Information provided:
((
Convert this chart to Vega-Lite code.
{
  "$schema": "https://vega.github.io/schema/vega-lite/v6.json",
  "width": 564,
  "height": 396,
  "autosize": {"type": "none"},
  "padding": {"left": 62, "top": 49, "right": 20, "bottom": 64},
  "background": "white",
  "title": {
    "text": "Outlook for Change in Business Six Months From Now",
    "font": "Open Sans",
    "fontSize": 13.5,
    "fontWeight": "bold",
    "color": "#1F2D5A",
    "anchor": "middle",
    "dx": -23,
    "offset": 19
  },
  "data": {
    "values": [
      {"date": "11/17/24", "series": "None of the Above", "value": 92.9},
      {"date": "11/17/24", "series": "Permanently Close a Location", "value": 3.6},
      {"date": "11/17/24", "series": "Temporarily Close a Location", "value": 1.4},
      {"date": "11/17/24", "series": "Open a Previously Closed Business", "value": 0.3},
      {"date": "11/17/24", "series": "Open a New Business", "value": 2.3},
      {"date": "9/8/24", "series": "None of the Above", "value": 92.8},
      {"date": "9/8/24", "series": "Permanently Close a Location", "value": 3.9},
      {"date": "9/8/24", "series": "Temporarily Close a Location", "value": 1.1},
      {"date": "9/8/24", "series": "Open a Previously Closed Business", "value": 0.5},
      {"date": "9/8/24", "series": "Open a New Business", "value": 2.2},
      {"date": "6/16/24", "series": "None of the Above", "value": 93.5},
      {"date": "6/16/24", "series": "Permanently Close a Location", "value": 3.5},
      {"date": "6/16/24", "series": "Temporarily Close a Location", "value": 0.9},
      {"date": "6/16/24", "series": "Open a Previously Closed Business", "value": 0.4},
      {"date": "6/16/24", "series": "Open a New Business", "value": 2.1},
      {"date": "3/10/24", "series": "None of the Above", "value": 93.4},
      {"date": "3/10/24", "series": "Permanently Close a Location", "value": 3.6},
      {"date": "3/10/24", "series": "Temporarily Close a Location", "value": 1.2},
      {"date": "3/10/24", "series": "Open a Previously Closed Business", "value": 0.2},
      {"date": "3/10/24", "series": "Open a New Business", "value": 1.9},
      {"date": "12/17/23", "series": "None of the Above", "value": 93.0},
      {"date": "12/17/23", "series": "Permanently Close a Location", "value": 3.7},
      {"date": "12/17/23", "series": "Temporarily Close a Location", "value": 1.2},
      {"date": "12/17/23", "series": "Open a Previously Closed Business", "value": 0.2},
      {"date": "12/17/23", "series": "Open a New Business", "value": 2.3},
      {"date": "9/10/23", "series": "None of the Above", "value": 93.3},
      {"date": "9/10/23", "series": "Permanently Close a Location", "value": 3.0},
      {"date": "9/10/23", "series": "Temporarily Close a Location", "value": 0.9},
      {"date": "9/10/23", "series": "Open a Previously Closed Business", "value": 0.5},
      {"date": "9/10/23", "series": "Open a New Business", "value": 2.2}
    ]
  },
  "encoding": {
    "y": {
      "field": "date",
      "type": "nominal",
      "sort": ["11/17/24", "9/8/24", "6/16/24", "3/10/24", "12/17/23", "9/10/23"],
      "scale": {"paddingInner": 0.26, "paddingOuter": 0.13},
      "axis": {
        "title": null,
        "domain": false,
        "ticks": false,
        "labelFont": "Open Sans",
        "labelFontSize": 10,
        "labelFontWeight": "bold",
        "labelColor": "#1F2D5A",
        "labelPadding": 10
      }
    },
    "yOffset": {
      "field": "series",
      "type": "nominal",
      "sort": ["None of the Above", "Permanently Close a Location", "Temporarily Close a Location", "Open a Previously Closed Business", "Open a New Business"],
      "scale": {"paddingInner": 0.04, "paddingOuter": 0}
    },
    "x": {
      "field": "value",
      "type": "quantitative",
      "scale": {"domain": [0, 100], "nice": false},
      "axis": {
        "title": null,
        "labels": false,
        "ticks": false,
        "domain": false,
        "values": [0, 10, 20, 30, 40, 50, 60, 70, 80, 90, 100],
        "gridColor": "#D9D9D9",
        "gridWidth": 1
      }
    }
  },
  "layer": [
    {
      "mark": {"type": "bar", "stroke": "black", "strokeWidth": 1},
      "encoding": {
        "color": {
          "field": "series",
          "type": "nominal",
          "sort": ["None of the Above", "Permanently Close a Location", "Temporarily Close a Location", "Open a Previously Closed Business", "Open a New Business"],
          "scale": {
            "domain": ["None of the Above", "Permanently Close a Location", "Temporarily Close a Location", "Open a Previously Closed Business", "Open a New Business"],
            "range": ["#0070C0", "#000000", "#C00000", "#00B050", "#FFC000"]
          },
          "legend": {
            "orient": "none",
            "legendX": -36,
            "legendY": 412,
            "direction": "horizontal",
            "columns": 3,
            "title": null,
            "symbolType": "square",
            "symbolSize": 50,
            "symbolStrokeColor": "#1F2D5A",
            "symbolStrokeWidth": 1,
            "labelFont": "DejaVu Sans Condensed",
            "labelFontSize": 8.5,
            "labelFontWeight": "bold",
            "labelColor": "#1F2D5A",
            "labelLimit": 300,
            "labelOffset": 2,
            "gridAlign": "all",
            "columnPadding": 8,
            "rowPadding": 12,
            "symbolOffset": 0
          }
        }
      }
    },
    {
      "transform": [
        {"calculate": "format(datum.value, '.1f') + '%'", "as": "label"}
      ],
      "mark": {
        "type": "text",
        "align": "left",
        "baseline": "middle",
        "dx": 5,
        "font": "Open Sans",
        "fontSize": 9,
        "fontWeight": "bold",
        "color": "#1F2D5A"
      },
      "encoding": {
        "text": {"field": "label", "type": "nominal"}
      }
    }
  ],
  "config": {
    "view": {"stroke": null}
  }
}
))
From the preceding material, extract every line exactly.

Convert this chart to Vega-Lite code.
{
  "$schema": "https://vega.github.io/schema/vega-lite/v6.json",
  "width": 564,
  "height": 396,
  "autosize": {"type": "none"},
  "padding": {"left": 62, "top": 49, "right": 20, "bottom": 64},
  "background": "white",
  "title": {
    "text": "Outlook for Change in Business Six Months From Now",
    "font": "Open Sans",
    "fontSize": 13.5,
    "fontWeight": "bold",
    "color": "#1F2D5A",
    "anchor": "middle",
    "dx": -23,
    "offset": 19
  },
  "data": {
    "values": [
      {"date": "11/17/24", "series": "None of the Above", "value": 92.9},
      {"date": "11/17/24", "series": "Permanently Close a Location", "value": 3.6},
      {"date": "11/17/24", "series": "Temporarily Close a Location", "value": 1.4},
      {"date": "11/17/24", "series": "Open a Previously Closed Business", "value": 0.3},
      {"date": "11/17/24", "series": "Open a New Business", "value": 2.3},
      {"date": "9/8/24", "series": "None of the Above", "value": 92.8},
      {"date": "9/8/24", "series": "Permanently Close a Location", "value": 3.9},
      {"date": "9/8/24", "series": "Temporarily Close a Location", "value": 1.1},
      {"date": "9/8/24", "series": "Open a Previously Closed Business", "value": 0.5},
      {"date": "9/8/24", "series": "Open a New Business", "value": 2.2},
      {"date": "6/16/24", "series": "None of the Above", "value": 93.5},
      {"date": "6/16/24", "series": "Permanently Close a Location", "value": 3.5},
      {"date": "6/16/24", "series": "Temporarily Close a Location", "value": 0.9},
      {"date": "6/16/24", "series": "Open a Previously Closed Business", "value": 0.4},
      {"date": "6/16/24", "series": "Open a New Business", "value": 2.1},
      {"date": "3/10/24", "series": "None of the Above", "value": 93.4},
      {"date": "3/10/24", "series": "Permanently Close a Location", "value": 3.6},
      {"date": "3/10/24", "series": "Temporarily Close a Location", "value": 1.2},
      {"date": "3/10/24", "series": "Open a Previously Closed Business", "value": 0.2},
      {"date": "3/10/24", "series": "Open a New Business", "value": 1.9},
      {"date": "12/17/23", "series": "None of the Above", "value": 93.0},
      {"date": "12/17/23", "series": "Permanently Close a Location", "value": 3.7},
      {"date": "12/17/23", "series": "Temporarily Close a Location", "value": 1.2},
      {"date": "12/17/23", "series": "Open a Previously Closed Business", "value": 0.2},
      {"date": "12/17/23", "series": "Open a New Business", "value": 2.3},
      {"date": "9/10/23", "series": "None of the Above", "value": 93.3},
      {"date": "9/10/23", "series": "Permanently Close a Location", "value": 3.0},
      {"date": "9/10/23", "series": "Temporarily Close a Location", "value": 0.9},
      {"date": "9/10/23", "series": "Open a Previously Closed Business", "value": 0.5},
      {"date": "9/10/23", "series": "Open a New Business", "value": 2.2}
    ]
  },
  "encoding": {
    "y": {
      "field": "date",
      "type": "nominal",
      "sort": ["11/17/24", "9/8/24", "6/16/24", "3/10/24", "12/17/23", "9/10/23"],
      "scale": {"paddingInner": 0.26, "paddingOuter": 0.13},
      "axis": {
        "title": null,
        "domain": false,
        "ticks": false,
        "labelFont": "Open Sans",
        "labelFontSize": 10,
        "labelFontWeight": "bold",
        "labelColor": "#1F2D5A",
        "labelPadding": 10
      }
    },
    "yOffset": {
      "field": "series",
      "type": "nominal",
      "sort": ["None of the Above", "Permanently Close a Location", "Temporarily Close a Location", "Open a Previously Closed Business", "Open a New Business"],
      "scale": {"paddingInner": 0.04, "paddingOuter": 0}
    },
    "x": {
      "field": "value",
      "type": "quantitative",
      "scale": {"domain": [0, 100], "nice": false},
      "axis": {
        "title": null,
        "labels": false,
        "ticks": false,
        "domain": false,
        "values": [0, 10, 20, 30, 40, 50, 60, 70, 80, 90, 100],
        "gridColor": "#D9D9D9",
        "gridWidth": 1
      }
    }
  },
  "layer": [
    {
      "mark": {"type": "bar", "stroke": "black", "strokeWidth": 1},
      "encoding": {
        "color": {
          "field": "series",
          "type": "nominal",
          "sort": ["None of the Above", "Permanently Close a Location", "Temporarily Close a Location", "Open a Previously Closed Business", "Open a New Business"],
          "scale": {
            "domain": ["None of the Above", "Permanently Close a Location", "Temporarily Close a Location", "Open a Previously Closed Business", "Open a New Business"],
            "range": ["#0070C0", "#000000", "#C00000", "#00B050", "#FFC000"]
          },
          "legend": {
            "orient": "none",
            "legendX": -36,
            "legendY": 412,
            "direction": "horizontal",
            "columns": 3,
            "title": null,
            "symbolType": "square",
            "symbolSize": 50,
            "symbolStrokeColor": "#1F2D5A",
            "symbolStrokeWidth": 1,
            "labelFont": "DejaVu Sans Condensed",
            "labelFontSize": 8.5,
            "labelFontWeight": "bold",
            "labelColor": "#1F2D5A",
            "labelLimit": 300,
            "labelOffset": 2,
            "gridAlign": "all",
            "columnPadding": 8,
            "rowPadding": 12,
            "symbolOffset": 0
          }
        }
      }
    },
    {
      "transform": [
        {"calculate": "format(datum.value, '.1f') + '%'", "as": "label"}
      ],
      "mark": {
        "type": "text",
        "align": "left",
        "baseline": "middle",
        "dx": 5,
        "font": "Open Sans",
        "fontSize": 9,
        "fontWeight": "bold",
        "color": "#1F2D5A"
      },
      "encoding": {
        "text": {"field": "label", "type": "nominal"}
      }
    }
  ],
  "config": {
    "view": {"stroke": null}
  }
}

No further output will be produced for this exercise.